# Does Fabri-Picasso theorem imply non-conservation of charge?

The vacuum expectation value of the square of the Noether charge operator $$\langle 0|\hat{Q}^2|0\rangle=\int_{\rm all space} d^3\textbf{x}\langle0|\hat{j}_0(0)\hat{Q}|0\rangle$$ diverges in case of a spontaneously broken symmetry i.e., when $$\hat{Q}|0\rangle=|0^\prime\rangle\neq 0$$. This argument relies on the assumptions that the vacuum $$|0\rangle$$ is invariant under spacetime translations and the integration is performed over whole space. Since the norm of the state $$\hat{Q}|0\rangle$$ is infinite, this state doesn't belong to the same Hilbert space as $$|0\rangle$$.

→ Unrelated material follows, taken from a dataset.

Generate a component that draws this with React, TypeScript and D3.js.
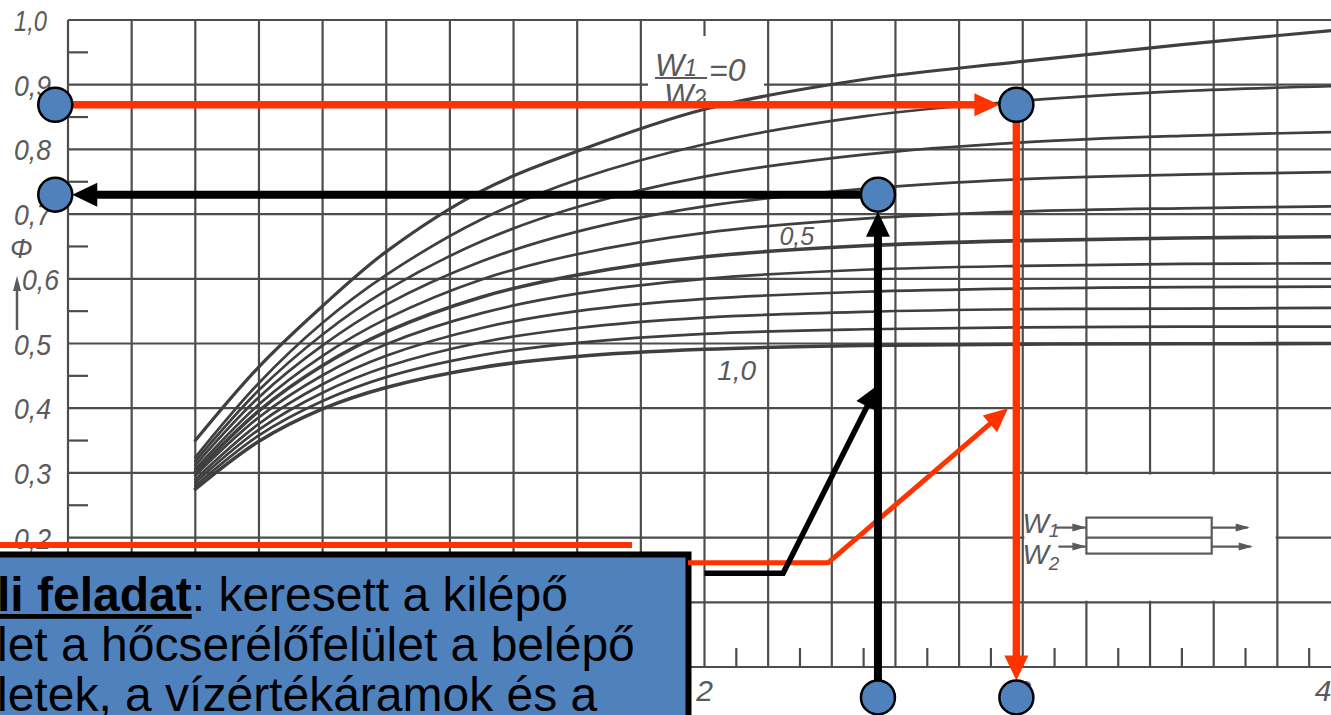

Question Assuming FP theorem does hold, what do we infer from that? Should we infer that we no longer have charge conservation or should we instead infer that this theorem is not the correct way to answer whether charge conserved?

• Apr 3, 2020 at 16:18
• As written, the integrand is not a function of $\bf{x}$.
– fqq
Apr 3, 2020 at 17:15
• @fqq ?? How does that answer my questions? In particular, question 2?
– SRS
Apr 3, 2020 at 17:18
• It does not. I didn't post an answer, but a comment pointing out that there is something wrong with the expression, I guess it should be $j_0(x)Q$, and is the comma supposed to be there?
– fqq
Apr 3, 2020 at 17:22
• Thanks. The comma is a typo. Translational invariance of the vacuum is used to eliminate the x dependence of $j_0$.
– SRS
Apr 3, 2020 at 17:24

Consider a state with with a unit charge that is is spread uniformly over a volume $$V$$. The total charge is unity so, $$\int_V d x j_0(x) =1.$$ but as $$V$$ becomes large $$j_0(x)=1/V$$ tends to zero. Thus $$1=\lim_{V\to \infty} \left[\int_V j_0(x) dx\right]\ne \int_{allspace} dx \left[\lim_{V\to \infty} j_0(x)\right].$$ I think this is trivial and has nothing to do with the total charge being ill defined.
Similarly I think that the Fabri Picasso theorem, while equally true, is an inappropriate taking of limits: in a translationally invariant state (not necessarily a ground state) we can have $$Q=1$$ while $$\langle j_0 \rangle=0$$, so $$Q$$ is not given by the integral of $$\langle j_0 \rangle$$.
A better way to understand the role of $$Q$$ in the degenerate ground state in SSB is to consider a bead of mass $$M$$ sliding on a ring. The Noether "charge" generator is the angular momentum $$L$$ and the energy states $$\langle \theta|l\rangle =e^{il\theta}$$ have energies $$\propto l^2/2M$$. As $$M\to \infty$$ they become degenerate and the position eigenstates $$|\theta_0\rangle=\sum_{l=-\infty}^{\infty} e^{il \theta}|l\rangle$$ are an equally good set of degenerate ground states that are sent into each other by the action of $$L$$. It is now reasonable to ask $$L\propto M\dot \theta$$ ill defined in the $$M \to \infty$$ limit? I think this is the same question that you are asking.